Today was the first day of classes for Nicaraguan schools and it was pretty easy to tell this morning. For the first time in a couple of months, everyone under 18 was wearing blue pants and a white shirt (nationwide uniforms--even for private schools) and Holly and I had stuff to do in the morning.

When I got to school in the afternoon the corridors were completely packed with students and parents. Why weren't they all in their classrooms? Well, it's because classes weren't assigned yet. There was a brief assembly where people half-heartedly mumbled the national anthem and then everyone tried to find their classrooms. For the first year students this was really confusing because none of them had any idea which of the five sections was theirs. A teacher would read the list of names to the few students gathered around and everyone who wasn't on that list had to go find another teacher to see if their name was on that list. What's more, even though students weren't assigned classrooms yet, they all got very territorial about the best desks.
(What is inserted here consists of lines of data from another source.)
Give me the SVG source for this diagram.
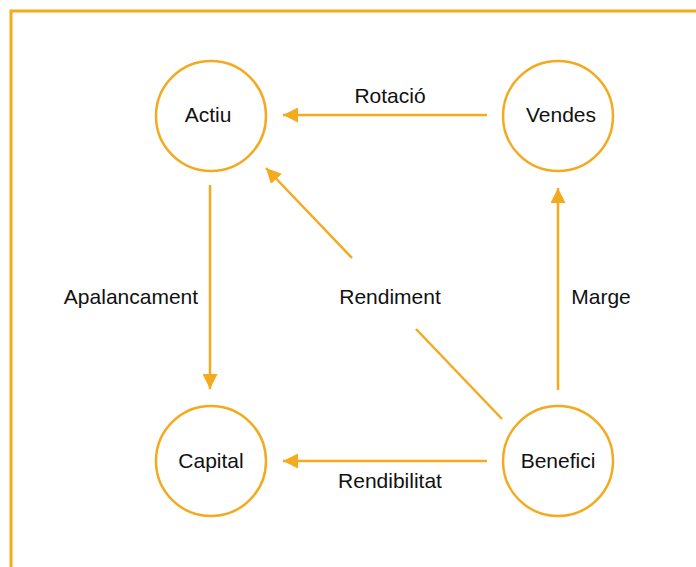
<svg xmlns="http://www.w3.org/2000/svg" width="696" height="567" viewBox="0 0 696 567">
<style>
.node{fill:#fff;stroke:#F4AA1E;stroke-width:2.5}
.lbl{font-family:"Liberation Sans",Arial,sans-serif;font-size:21px;fill:#111;text-anchor:middle}
.edge{stroke:#F4AA1E;stroke-width:2.5;fill:none}
</style>
<defs>
<marker id="ah" viewBox="0 0 10 10" refX="10" refY="5" markerWidth="15" markerHeight="15" markerUnits="userSpaceOnUse" orient="auto">
<path d="M0,0 L10,5 L0,10 Z" fill="#F4AA1E"/>
</marker>
</defs>
<rect x="11" y="11" width="700" height="600" fill="#fff" stroke="#F4AA1E" stroke-width="3"/>
<g id="connectors">
<line class="edge" x1="487" y1="115" x2="283" y2="115" marker-end="url(#ah)"/>
<line class="edge" x1="210" y1="185" x2="210" y2="389" marker-end="url(#ah)"/>
<line class="edge" x1="352" y1="258" x2="266" y2="168" marker-end="url(#ah)"/>
<line class="edge" x1="416" y1="329" x2="502" y2="419"/>
<line class="edge" x1="558" y1="390" x2="558" y2="188" marker-end="url(#ah)"/>
<line class="edge" x1="487" y1="461" x2="283" y2="461" marker-end="url(#ah)"/>
<text class="lbl" x="390" y="103">Rotació</text>
<text class="lbl" x="131" y="304">Apalancament</text>
<text class="lbl" x="390" y="304">Rendiment</text>
<text class="lbl" x="601" y="304">Marge</text>
<text class="lbl" x="390" y="488">Rendibilitat</text>
</g>
<g id="actiu"><circle class="node" cx="211" cy="116" r="55"/><text class="lbl" x="208" y="122">Actiu</text></g>
<g id="vendes"><circle class="node" cx="558" cy="116" r="55"/><text class="lbl" x="561" y="122">Vendes</text></g>
<g id="capital"><circle class="node" cx="211" cy="461" r="55"/><text class="lbl" x="211" y="468">Capital</text></g>
<g id="benefici"><circle class="node" cx="558" cy="461" r="55"/><text class="lbl" x="558" y="468">Benefici</text></g>
</svg>
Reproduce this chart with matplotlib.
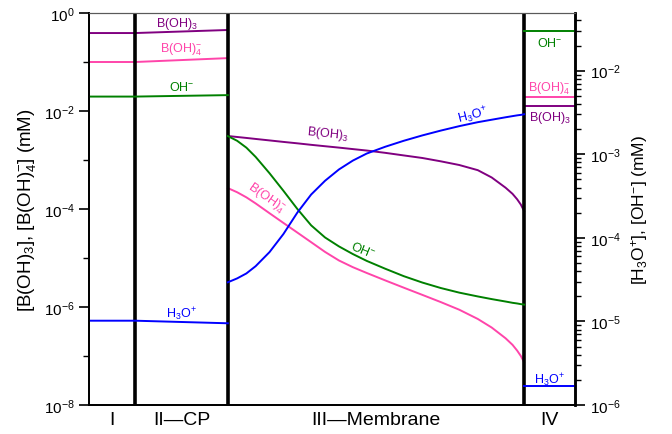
import numpy as np
import matplotlib
matplotlib.use("Agg")
import matplotlib.pyplot as plt
from matplotlib.ticker import LogLocator, NullFormatter, FixedLocator

plt.rcParams["font.family"] = ["Liberation Sans", "DejaVu Sans"]
plt.rcParams["mathtext.fontset"] = "custom"
plt.rcParams["mathtext.rm"] = "Liberation Sans"
plt.rcParams["mathtext.it"] = "Liberation Sans:italic"
plt.rcParams["mathtext.bf"] = "Liberation Sans:bold"

# region edges along the cell (arbitrary position units)
edges = [0.0, 1.0, 3.0, 9.4, 10.5]
region_names = ["I", "II\u2014CP", "III\u2014Membrane", "IV"]

# bulk + CP layer (regions I and II)
x_bulk = [0.0, 1.0, 3.0]
boh3_bulk = [0.39, 0.39, 0.45]
boh4_bulk = [0.100, 0.100, 0.120]
oh_bulk = [4.9e-3, 4.9e-3, 5.1e-3]
h3o_bulk = [1.02e-5, 1.02e-5, 9.5e-6]

# membrane profiles (region III)
x_mem = [3.0, 3.2, 3.4, 3.6, 3.9, 4.2, 4.5, 4.8, 5.1, 5.4, 5.7, 6.0,
         6.4, 6.8, 7.2, 7.6, 8.0, 8.4, 8.7, 9.0, 9.15, 9.25, 9.33, 9.4]
boh3_mem = [3.09e-3, 2.95e-3, 2.82e-3, 2.69e-3, 2.51e-3, 2.34e-3, 2.19e-3, 2.04e-3,
            1.91e-3, 1.79e-3, 1.67e-3, 1.56e-3, 1.40e-3, 1.24e-3, 1.10e-3, 9.4e-4,
            7.9e-4, 6.2e-4, 4.4e-4, 2.72e-4, 2.04e-4, 1.58e-4, 1.23e-4, 9.1e-5]
boh4_mem = [2.67e-4, 2.20e-4, 1.73e-4, 1.30e-4, 8.2e-5, 5.2e-5, 3.31e-5, 2.10e-5,
            1.33e-5, 8.9e-6, 6.5e-6, 4.95e-6, 3.49e-6, 2.48e-6, 1.77e-6, 1.26e-6,
            8.8e-7, 5.7e-7, 3.81e-7, 2.30e-7, 1.69e-7, 1.29e-7, 1.00e-7, 7.5e-8]
oh_mem = [1.65e-3, 1.45e-3, 1.20e-3, 9.3e-4, 5.93e-4, 3.66e-4, 2.22e-4, 1.41e-4,
          1.01e-4, 7.9e-5, 6.4e-5, 5.3e-5, 4.27e-5, 3.48e-5, 2.92e-5, 2.51e-5,
          2.21e-5, 1.99e-5, 1.85e-5, 1.73e-5, 1.67e-5, 1.64e-5, 1.61e-5, 1.59e-5]
h3o_mem = [2.94e-5, 3.27e-5, 3.75e-5, 4.58e-5, 6.75e-5, 1.11e-4, 2.00e-4, 3.30e-4,
           4.82e-4, 6.58e-4, 8.4e-4, 1.02e-3, 1.23e-3, 1.45e-3, 1.68e-3, 1.92e-3,
           2.17e-3, 2.42e-3, 2.59e-3, 2.77e-3, 2.86e-3, 2.92e-3, 2.96e-3, 3.01e-3]

# permeate (region IV)
x_perm = [9.4, 10.5]
boh3_perm = [0.0129, 0.0129]
boh4_perm = [0.019, 0.019]
oh_perm = [0.0295, 0.0295]
h3o_perm = [1.7e-6, 1.7e-6]

PURPLE = "#800080"
PINK = "#ff45aa"
GREEN = "#008000"
BLUE = "#0000ff"
LW = 1.4

fig = plt.figure(figsize=(6.72, 4.35), dpi=100)
ax = fig.add_axes([89 / 672, 1 - 406 / 435, 486 / 672, 392 / 435])
ax2 = ax.twinx()

# boric acid / borate on the left axis
for xs, b3, b4 in [(x_bulk, boh3_bulk, boh4_bulk), (x_mem, boh3_mem, boh4_mem),
                   (x_perm, boh3_perm, boh4_perm)]:
    ax.plot(xs, b3, color=PURPLE, lw=LW)
    ax.plot(xs, b4, color=PINK, lw=LW)

# hydronium / hydroxide on the right axis
for xs, oh, h3o in [(x_bulk, oh_bulk, h3o_bulk), (x_mem, oh_mem, h3o_mem),
                    (x_perm, oh_perm, h3o_perm)]:
    ax2.plot(xs, oh, color=GREEN, lw=LW)
    ax2.plot(xs, h3o, color=BLUE, lw=LW)

ax.set_yscale("log")
ax.set_ylim(1e-8, 1)
ax.set_xlim(edges[0], edges[-1])
ax.yaxis.set_major_locator(FixedLocator([1e-8, 1e-6, 1e-4, 1e-2, 1]))
ax.yaxis.set_minor_locator(FixedLocator([1e-7, 1e-5, 1e-3, 1e-1]))
ax.yaxis.set_minor_formatter(NullFormatter())
ax.tick_params(axis="y", which="major", direction="out", length=7, width=1.2, labelsize=11)
ax.tick_params(axis="y", which="minor", direction="out", length=4, width=1.0)
ax.set_xticks([])
ax.set_ylabel("[B(OH)$_3$], [B(OH)$_4^{-}$] (mM)", fontsize=13.5, labelpad=4)

ax2.set_yscale("log")
ax2.set_ylim(1e-6, 4.9e-2)
ax2.yaxis.set_major_locator(LogLocator(base=10, numticks=10))
ax2.yaxis.set_minor_locator(LogLocator(base=10, subs=np.arange(2, 10), numticks=20))
ax2.yaxis.set_minor_formatter(NullFormatter())
ax2.tick_params(axis="y", which="major", direction="out", length=7, width=1.2, labelsize=11)
ax2.tick_params(axis="y", which="minor", direction="out", length=4, width=1.0)
ax2.set_ylabel("[H$_3$O$^{+}$], [OH$^{-}$] (mM)", fontsize=12.5, labelpad=6)

for a in (ax, ax2):
    a.spines["top"].set_color("0.35")
    a.spines["top"].set_linewidth(0.8)
    a.spines["bottom"].set_linewidth(1.3)
    a.spines["left"].set_linewidth(1.3)
    a.spines["right"].set_linewidth(1.8)

for xb in edges[1:-1]:
    ax.axvline(xb, color="black", lw=2.6, zorder=5)

# region names under the axis
for lo, hi, name in zip(edges[:-1], edges[1:], region_names):
    ax.text((lo + hi) / 2, -0.038, name, transform=ax.get_xaxis_transform(),
            ha="center", va="center", fontsize=14)

fs = 9
ax.text(1.9, 0.62, "B(OH)$_3$", color=PURPLE, fontsize=fs, ha="center", va="center")
ax.text(2.0, 0.19, "B(OH)$_4^{-}$", color=PINK, fontsize=fs, ha="center", va="center")
ax2.text(2.0, 6.4e-3, "OH$^{-}$", color=GREEN, fontsize=fs, ha="center", va="center")
ax2.text(2.0, 1.25e-5, "H$_3$O$^{+}$", color=BLUE, fontsize=fs, ha="center", va="center")

ax.text(5.16, 3.5e-3, "B(OH)$_3$", color=PURPLE, fontsize=fs, ha="center", va="center",
        rotation=-6)
ax.text(3.82, 1.7e-4, "B(OH)$_4^{-}$", color=PINK, fontsize=fs, ha="center", va="center",
        rotation=-35)
ax2.text(5.92, 7.3e-5, "OH$^{-}$", color=GREEN, fontsize=fs, ha="center", va="center",
         rotation=-22)
ax2.text(8.30, 2.95e-3, "H$_3$O$^{+}$", color=BLUE, fontsize=fs, ha="center", va="center",
         rotation=14)

ax2.text(9.95, 0.0215, "OH$^{-}$", color=GREEN, fontsize=fs, ha="center", va="center")
ax.text(9.95, 0.030, "B(OH)$_4^{-}$", color=PINK, fontsize=fs, ha="center", va="center")
ax.text(9.95, 7.6e-3, "B(OH)$_3$", color=PURPLE, fontsize=fs, ha="center", va="center")
ax2.text(9.95, 2.05e-6, "H$_3$O$^{+}$", color=BLUE, fontsize=fs, ha="center", va="center")

fig.savefig("out.png", dpi=100)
Rather than first find their classroom and then find a place to sit, everyone got a desk first and just carried it from room to room on their heads. This definitely didn't help the congestion in the hallways.

Needless to say we didn't do much teaching today. We might begin tomorrow, but the schedules still haven't been finished. Our school is short about 3 teachers so right now 220+ students are going to be crammed into three first'year classrooms. I'm ready to start teaching, but 73.3 students in each class might make things a little tougher.